*WRITTEN EXERCISE*. Restate the listing below word for word, omitting any images.

___

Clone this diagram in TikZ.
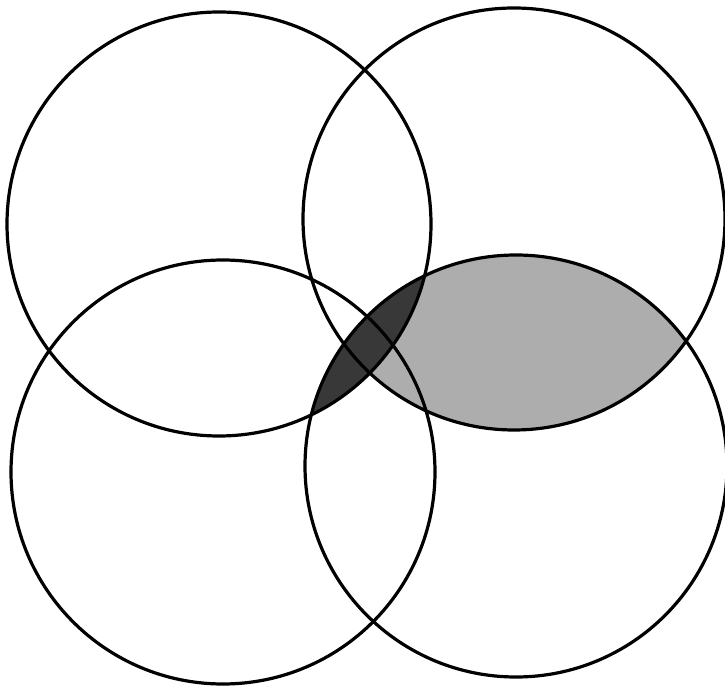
\documentclass[tikz,border=0pt]{standalone}
\usepackage{color}
\usepackage{tikz}
\usepackage{amsfonts}
\usepackage{amssymb}
\usepackage{amsmath}
\begin{document}
\begin{tikzpicture}[x=1pt,y=1pt]
\useasboundingbox (0,0) rectangle (725,688);
% objects at depth 60:
\begin{scope}
\clip (514,469) circle (211);
\path[fill=black!32] (516,222) circle (211);
\end{scope}
% objects at depth 55:
\begin{scope}
\clip (219,464) circle (212);
\path[fill=black!78] (516,222) circle (211);
\end{scope}
% objects at depth 50:
\path[draw=black,line width=3.2] (219,464) circle (212);
\path[draw=black,line width=3.2] (514,469) circle (211);
\path[draw=black,line width=3.2] (223,216) circle (212);
\path[draw=black,line width=3.2] (516,222) circle (211);
\end{tikzpicture}
\end{document}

___

*OUTPUT OF THE EXERCISE*.
Clone this diagram in TikZ.
\documentclass[tikz,border=0pt]{standalone}
\usepackage{color}
\usepackage{tikz}
\usepackage{amsfonts}
\usepackage{amssymb}
\usepackage{amsmath}
\begin{document}
\begin{tikzpicture}[x=1pt,y=1pt]
\useasboundingbox (0,0) rectangle (725,688);
% objects at depth 60:
\begin{scope}
\clip (514,469) circle (211);
\path[fill=black!32] (516,222) circle (211);
\end{scope}
% objects at depth 55:
\begin{scope}
\clip (219,464) circle (212);
\path[fill=black!78] (516,222) circle (211);
\end{scope}
% objects at depth 50:
\path[draw=black,line width=3.2] (219,464) circle (212);
\path[draw=black,line width=3.2] (514,469) circle (211);
\path[draw=black,line width=3.2] (223,216) circle (212);
\path[draw=black,line width=3.2] (516,222) circle (211);
\end{tikzpicture}
\end{document}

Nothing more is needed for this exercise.